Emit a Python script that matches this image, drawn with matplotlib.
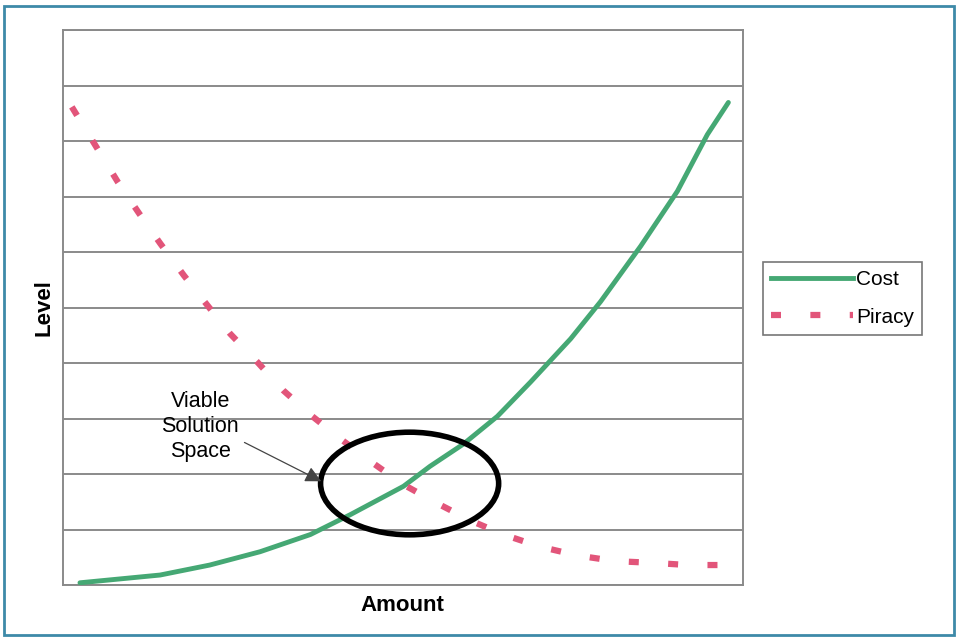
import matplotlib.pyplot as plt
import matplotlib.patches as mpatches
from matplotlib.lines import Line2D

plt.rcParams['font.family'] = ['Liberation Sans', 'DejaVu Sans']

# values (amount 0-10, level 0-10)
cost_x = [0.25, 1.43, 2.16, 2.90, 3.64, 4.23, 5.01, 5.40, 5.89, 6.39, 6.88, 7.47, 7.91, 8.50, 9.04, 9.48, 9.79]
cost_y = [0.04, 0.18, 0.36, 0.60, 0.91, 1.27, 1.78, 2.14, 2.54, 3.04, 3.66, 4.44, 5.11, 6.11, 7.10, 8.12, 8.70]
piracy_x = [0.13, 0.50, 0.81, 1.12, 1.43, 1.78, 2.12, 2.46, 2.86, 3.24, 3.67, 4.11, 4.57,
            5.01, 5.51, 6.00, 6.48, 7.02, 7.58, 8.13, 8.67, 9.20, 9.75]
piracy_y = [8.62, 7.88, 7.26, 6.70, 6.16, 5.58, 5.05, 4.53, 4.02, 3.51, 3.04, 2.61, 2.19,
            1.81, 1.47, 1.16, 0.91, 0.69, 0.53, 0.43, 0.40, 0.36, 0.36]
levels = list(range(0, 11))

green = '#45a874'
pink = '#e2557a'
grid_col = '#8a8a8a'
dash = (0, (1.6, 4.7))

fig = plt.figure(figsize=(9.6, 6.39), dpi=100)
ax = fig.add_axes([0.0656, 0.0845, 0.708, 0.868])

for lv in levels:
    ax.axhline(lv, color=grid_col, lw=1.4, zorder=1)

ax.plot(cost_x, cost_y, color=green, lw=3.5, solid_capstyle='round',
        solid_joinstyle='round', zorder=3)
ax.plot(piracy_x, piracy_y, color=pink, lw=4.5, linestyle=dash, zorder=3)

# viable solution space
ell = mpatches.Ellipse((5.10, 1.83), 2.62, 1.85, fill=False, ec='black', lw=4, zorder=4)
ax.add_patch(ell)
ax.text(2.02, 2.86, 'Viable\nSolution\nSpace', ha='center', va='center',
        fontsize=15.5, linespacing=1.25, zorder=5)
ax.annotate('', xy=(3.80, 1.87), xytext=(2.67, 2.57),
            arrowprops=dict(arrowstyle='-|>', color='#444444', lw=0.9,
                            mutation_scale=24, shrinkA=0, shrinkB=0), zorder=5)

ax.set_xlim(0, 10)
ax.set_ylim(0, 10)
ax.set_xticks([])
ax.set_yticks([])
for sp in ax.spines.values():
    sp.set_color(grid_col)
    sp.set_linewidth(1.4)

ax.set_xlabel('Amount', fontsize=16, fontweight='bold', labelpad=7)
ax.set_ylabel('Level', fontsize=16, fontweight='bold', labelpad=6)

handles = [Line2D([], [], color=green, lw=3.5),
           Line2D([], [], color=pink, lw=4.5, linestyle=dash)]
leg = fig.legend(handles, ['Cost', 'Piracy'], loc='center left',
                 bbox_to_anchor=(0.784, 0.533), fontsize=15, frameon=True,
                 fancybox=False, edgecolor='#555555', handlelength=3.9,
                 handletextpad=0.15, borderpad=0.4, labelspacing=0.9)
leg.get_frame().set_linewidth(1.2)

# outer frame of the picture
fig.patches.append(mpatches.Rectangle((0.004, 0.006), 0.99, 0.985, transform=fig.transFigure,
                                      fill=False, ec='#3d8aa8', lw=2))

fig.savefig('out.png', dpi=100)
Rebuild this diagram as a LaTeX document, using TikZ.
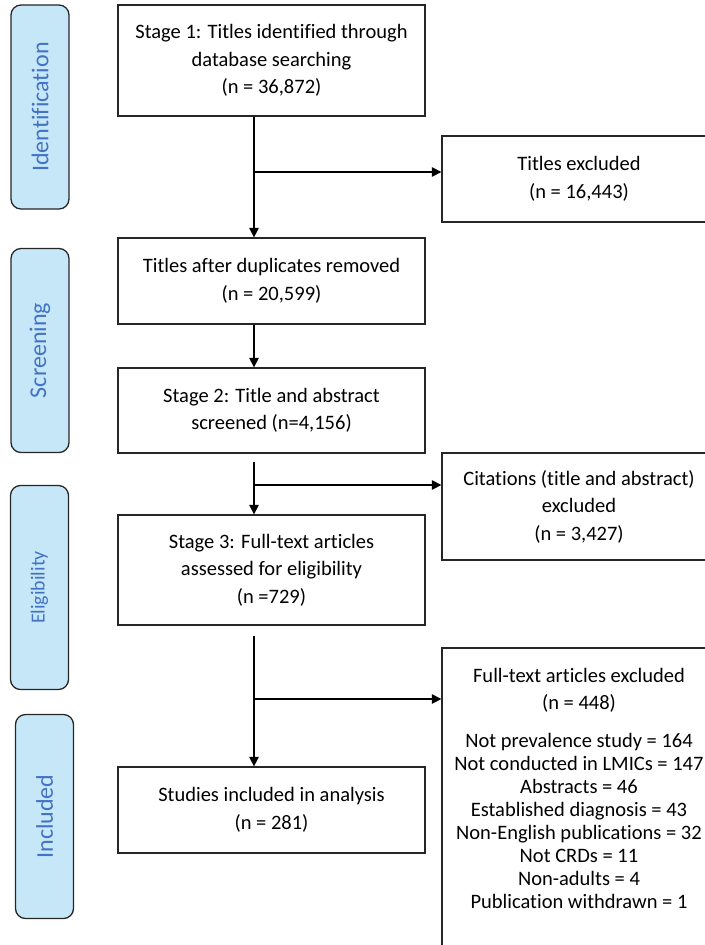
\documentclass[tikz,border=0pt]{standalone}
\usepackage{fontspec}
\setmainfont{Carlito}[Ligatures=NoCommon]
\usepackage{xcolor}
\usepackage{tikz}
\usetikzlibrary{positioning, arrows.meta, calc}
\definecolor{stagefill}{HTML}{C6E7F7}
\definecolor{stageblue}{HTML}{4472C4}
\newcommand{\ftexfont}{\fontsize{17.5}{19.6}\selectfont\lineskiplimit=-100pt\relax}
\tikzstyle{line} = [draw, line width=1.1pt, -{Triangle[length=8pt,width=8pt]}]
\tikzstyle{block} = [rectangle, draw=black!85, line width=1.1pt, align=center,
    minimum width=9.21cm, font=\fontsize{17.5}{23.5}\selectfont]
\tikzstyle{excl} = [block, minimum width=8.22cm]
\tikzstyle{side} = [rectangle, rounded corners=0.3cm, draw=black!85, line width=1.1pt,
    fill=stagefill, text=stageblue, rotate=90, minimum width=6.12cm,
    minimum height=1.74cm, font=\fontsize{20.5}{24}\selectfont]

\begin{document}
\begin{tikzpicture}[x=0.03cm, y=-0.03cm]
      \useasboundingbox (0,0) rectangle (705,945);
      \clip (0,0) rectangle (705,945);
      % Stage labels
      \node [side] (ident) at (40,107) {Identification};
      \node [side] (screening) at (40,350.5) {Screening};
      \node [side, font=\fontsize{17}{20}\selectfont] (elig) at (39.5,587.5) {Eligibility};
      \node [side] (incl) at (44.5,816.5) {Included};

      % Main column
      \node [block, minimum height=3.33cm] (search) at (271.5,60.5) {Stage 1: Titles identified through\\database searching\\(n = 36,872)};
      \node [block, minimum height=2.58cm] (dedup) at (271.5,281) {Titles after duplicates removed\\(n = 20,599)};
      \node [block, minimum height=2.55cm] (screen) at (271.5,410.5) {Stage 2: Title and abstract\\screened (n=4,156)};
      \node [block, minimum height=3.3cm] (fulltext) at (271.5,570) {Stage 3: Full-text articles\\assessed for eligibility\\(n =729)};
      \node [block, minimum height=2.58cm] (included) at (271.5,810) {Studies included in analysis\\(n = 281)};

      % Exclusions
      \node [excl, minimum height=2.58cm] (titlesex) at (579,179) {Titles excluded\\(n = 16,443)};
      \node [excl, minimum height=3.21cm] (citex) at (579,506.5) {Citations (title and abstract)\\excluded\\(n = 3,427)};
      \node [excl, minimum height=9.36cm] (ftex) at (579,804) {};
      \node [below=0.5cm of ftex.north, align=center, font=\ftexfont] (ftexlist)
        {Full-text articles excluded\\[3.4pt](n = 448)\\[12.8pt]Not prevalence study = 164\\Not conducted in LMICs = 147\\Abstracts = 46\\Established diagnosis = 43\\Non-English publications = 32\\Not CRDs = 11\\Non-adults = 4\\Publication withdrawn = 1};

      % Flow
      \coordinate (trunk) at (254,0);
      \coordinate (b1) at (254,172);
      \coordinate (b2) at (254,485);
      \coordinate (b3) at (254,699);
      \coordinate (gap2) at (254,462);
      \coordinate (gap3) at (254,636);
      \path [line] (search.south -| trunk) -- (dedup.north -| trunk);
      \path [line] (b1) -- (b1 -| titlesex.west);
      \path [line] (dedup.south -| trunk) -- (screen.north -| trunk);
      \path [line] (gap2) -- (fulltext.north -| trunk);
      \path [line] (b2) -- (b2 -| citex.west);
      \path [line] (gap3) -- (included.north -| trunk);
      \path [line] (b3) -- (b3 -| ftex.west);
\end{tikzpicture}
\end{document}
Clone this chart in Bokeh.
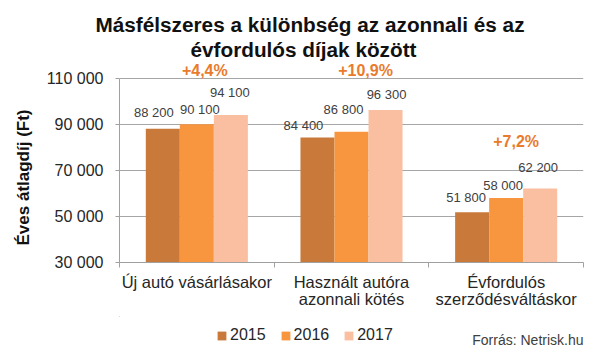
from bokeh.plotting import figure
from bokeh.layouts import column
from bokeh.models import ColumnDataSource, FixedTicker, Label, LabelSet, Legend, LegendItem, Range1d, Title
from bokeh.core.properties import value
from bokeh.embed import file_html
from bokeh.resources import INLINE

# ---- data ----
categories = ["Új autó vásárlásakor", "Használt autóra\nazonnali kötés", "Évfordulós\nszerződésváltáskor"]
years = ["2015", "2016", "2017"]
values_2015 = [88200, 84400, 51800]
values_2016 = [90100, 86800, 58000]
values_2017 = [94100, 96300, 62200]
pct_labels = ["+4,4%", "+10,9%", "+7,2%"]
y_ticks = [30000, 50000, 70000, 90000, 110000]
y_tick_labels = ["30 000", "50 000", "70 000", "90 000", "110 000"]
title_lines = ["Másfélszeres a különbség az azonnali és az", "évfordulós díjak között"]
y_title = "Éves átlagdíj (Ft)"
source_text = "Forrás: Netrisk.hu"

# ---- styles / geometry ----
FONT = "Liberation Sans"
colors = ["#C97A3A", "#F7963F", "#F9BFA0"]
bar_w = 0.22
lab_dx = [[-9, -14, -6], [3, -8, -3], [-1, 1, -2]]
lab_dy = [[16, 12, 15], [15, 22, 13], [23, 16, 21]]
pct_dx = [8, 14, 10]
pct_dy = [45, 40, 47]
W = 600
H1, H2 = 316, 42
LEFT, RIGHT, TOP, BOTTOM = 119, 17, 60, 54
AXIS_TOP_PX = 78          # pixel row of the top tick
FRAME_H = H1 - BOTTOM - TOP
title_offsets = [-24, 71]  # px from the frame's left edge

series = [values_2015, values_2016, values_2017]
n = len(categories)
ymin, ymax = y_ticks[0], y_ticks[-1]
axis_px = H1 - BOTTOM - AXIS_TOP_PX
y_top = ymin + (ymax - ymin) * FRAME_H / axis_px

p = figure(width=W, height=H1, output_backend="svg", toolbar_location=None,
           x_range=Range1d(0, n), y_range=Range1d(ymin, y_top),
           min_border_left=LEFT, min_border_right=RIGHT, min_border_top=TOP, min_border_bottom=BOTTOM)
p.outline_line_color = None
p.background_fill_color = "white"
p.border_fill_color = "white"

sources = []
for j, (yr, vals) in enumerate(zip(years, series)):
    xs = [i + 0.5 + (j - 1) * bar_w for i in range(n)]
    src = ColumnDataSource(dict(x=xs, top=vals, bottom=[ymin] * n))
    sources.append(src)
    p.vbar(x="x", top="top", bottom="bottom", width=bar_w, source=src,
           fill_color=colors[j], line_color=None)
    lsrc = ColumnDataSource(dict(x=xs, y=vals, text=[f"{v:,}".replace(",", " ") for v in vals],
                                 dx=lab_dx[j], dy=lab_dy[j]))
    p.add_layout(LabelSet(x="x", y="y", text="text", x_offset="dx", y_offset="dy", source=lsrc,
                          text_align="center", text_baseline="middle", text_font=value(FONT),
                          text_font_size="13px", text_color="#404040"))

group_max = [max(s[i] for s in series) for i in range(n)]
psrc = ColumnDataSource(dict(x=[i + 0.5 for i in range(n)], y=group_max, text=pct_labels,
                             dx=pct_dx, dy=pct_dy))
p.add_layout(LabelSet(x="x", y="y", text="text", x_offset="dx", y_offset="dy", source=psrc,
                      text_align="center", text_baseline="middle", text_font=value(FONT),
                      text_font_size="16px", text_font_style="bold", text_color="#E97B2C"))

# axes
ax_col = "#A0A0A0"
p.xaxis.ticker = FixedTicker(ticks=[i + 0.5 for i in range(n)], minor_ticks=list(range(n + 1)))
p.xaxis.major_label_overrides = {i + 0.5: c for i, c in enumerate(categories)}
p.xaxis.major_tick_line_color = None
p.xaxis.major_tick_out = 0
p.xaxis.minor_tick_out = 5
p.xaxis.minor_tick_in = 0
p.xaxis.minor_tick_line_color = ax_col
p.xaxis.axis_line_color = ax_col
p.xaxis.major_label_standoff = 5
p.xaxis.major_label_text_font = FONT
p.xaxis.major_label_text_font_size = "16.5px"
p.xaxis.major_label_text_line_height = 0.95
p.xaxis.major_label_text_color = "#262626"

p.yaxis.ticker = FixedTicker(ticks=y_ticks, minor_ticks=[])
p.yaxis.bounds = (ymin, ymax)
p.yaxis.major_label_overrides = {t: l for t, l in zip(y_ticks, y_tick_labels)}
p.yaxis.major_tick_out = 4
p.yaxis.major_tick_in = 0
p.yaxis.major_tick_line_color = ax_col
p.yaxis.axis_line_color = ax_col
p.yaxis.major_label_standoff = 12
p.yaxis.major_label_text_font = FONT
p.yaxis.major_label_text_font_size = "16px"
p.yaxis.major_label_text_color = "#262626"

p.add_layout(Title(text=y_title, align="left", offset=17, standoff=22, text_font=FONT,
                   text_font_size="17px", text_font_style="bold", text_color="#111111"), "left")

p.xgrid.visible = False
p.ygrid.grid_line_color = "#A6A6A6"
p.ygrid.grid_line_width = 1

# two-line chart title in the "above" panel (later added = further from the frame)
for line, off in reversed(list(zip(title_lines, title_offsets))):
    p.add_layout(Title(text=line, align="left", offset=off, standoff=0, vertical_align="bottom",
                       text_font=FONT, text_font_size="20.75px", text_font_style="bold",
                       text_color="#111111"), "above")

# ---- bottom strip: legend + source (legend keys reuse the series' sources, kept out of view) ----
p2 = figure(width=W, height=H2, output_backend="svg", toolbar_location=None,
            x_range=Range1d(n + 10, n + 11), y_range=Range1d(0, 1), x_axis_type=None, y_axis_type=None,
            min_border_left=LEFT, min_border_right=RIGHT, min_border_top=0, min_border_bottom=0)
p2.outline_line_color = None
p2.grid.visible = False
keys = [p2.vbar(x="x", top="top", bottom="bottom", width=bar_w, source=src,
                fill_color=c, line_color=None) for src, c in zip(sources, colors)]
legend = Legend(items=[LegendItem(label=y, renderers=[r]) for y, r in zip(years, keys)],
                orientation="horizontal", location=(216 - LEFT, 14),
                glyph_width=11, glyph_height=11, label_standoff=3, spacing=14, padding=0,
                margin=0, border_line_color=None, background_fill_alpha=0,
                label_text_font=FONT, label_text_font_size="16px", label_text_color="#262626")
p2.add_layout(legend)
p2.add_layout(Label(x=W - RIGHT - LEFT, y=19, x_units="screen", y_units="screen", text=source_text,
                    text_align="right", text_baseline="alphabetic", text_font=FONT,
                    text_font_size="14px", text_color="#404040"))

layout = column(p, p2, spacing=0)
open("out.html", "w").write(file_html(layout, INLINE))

DIRECTION:
Where a line above includes "chart", copy that line.

FINISHED EXERCISE:
Clone this chart in Bokeh.
# two-line chart title in the "above" panel (later added = further from the frame)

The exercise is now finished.